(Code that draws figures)
* Start *

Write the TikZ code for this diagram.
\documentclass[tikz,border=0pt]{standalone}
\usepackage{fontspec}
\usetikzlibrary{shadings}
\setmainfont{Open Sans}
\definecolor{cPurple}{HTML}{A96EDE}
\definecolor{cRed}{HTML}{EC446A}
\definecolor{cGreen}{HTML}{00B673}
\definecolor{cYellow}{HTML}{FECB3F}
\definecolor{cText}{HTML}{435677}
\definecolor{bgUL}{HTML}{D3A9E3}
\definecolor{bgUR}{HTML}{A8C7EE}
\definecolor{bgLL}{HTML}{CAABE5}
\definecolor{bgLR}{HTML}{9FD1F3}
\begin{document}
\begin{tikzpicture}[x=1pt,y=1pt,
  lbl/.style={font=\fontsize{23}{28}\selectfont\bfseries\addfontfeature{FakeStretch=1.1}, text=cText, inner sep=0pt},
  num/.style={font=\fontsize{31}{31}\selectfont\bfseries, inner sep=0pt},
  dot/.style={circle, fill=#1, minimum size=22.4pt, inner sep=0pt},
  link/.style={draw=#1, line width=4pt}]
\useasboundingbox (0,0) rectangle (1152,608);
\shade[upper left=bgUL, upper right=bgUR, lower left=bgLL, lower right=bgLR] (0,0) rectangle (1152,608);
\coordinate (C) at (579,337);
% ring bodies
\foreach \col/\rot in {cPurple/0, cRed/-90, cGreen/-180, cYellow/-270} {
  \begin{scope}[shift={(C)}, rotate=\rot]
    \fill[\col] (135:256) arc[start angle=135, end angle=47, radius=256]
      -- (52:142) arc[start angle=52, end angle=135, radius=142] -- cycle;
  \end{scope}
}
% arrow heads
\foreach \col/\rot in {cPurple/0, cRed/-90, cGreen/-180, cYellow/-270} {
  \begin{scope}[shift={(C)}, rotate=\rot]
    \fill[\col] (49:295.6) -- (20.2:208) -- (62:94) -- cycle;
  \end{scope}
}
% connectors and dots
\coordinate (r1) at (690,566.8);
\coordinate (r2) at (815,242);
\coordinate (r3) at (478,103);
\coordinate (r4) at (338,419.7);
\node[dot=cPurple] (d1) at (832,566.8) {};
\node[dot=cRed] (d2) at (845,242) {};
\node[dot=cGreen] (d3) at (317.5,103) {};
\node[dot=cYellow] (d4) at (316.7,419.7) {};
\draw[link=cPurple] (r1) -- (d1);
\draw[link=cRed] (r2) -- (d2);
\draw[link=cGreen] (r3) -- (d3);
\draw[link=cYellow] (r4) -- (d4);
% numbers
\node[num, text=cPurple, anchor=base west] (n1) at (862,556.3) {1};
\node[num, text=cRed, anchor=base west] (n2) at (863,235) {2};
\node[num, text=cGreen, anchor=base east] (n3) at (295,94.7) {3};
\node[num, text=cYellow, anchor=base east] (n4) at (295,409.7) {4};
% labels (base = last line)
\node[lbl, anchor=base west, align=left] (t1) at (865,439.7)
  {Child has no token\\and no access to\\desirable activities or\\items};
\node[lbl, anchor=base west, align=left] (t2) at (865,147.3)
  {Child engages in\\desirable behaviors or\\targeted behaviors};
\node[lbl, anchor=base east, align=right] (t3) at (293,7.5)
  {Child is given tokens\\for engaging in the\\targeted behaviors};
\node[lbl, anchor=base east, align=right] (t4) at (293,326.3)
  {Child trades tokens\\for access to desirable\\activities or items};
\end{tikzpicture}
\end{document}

* End *
* Start *

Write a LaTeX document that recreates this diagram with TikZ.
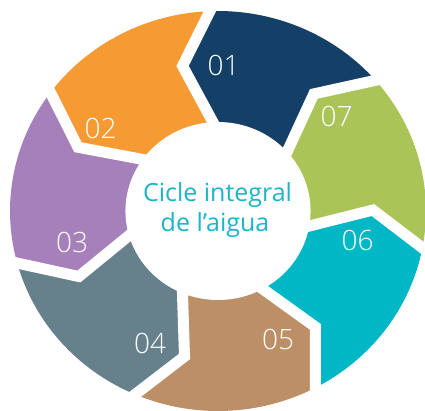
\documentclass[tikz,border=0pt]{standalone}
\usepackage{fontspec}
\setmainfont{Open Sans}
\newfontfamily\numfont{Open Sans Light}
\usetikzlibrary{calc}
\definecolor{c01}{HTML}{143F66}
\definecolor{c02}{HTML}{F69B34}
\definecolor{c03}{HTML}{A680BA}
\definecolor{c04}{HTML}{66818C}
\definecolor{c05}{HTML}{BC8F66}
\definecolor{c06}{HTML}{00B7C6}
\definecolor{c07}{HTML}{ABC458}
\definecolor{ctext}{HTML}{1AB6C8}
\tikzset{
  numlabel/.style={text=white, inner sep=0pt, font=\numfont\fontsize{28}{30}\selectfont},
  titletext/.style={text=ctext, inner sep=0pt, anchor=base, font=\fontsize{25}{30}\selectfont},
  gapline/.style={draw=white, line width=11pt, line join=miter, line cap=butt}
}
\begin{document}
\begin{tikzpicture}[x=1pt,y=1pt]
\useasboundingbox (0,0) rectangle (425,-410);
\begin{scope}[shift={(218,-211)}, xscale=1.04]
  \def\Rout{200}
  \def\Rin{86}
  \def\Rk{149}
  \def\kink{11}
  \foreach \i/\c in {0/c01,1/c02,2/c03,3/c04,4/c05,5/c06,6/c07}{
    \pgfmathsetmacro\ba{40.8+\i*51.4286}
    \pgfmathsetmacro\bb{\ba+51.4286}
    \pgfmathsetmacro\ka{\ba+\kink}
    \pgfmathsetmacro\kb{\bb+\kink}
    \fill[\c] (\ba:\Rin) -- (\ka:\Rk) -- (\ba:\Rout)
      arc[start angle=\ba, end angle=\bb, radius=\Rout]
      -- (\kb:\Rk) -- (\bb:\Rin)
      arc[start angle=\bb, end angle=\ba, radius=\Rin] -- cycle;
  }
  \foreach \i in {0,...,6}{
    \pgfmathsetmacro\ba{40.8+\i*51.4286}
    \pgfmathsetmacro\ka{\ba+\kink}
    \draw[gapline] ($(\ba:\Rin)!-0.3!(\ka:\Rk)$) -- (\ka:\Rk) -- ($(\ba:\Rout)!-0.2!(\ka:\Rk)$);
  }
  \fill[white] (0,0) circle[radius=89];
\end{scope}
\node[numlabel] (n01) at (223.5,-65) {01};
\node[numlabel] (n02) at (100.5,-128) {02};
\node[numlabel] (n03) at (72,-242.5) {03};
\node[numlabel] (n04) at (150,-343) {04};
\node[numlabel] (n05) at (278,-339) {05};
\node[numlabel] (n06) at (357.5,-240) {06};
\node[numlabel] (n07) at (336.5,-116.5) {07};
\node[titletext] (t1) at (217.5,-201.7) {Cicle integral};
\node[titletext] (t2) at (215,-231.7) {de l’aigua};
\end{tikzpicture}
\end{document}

* End *
* Start *

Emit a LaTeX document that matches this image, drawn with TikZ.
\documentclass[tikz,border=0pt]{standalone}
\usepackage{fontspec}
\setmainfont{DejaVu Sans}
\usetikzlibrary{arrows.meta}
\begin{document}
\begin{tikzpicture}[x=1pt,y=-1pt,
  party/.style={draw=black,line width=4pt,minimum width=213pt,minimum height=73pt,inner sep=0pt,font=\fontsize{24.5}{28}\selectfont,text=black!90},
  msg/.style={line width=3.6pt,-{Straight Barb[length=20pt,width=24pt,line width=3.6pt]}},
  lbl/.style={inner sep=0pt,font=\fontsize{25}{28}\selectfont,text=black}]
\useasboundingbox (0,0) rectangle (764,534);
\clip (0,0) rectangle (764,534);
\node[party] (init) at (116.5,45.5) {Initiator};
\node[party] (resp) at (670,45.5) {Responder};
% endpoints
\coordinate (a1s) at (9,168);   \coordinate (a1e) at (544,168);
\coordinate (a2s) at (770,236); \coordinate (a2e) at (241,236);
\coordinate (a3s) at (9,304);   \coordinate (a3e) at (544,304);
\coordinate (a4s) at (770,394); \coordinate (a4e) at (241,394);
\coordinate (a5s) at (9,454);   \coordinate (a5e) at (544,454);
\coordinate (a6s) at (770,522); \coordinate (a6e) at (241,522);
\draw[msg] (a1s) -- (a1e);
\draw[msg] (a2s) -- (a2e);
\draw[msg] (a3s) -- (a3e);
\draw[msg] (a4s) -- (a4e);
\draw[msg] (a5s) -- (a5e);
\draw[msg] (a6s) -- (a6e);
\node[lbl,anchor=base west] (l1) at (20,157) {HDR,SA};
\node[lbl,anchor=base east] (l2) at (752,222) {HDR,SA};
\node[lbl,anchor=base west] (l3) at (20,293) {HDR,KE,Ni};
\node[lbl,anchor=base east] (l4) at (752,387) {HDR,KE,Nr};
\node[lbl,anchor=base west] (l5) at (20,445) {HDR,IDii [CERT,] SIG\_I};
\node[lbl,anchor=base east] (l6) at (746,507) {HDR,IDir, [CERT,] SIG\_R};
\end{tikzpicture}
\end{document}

* End *

**EXERCISE**.
In the entries above, find each line with the word "this" and show it.

**RESPONSE**.
Write the TikZ code for this diagram.
Write a LaTeX document that recreates this diagram with TikZ.
Emit a LaTeX document that matches this image, drawn with TikZ.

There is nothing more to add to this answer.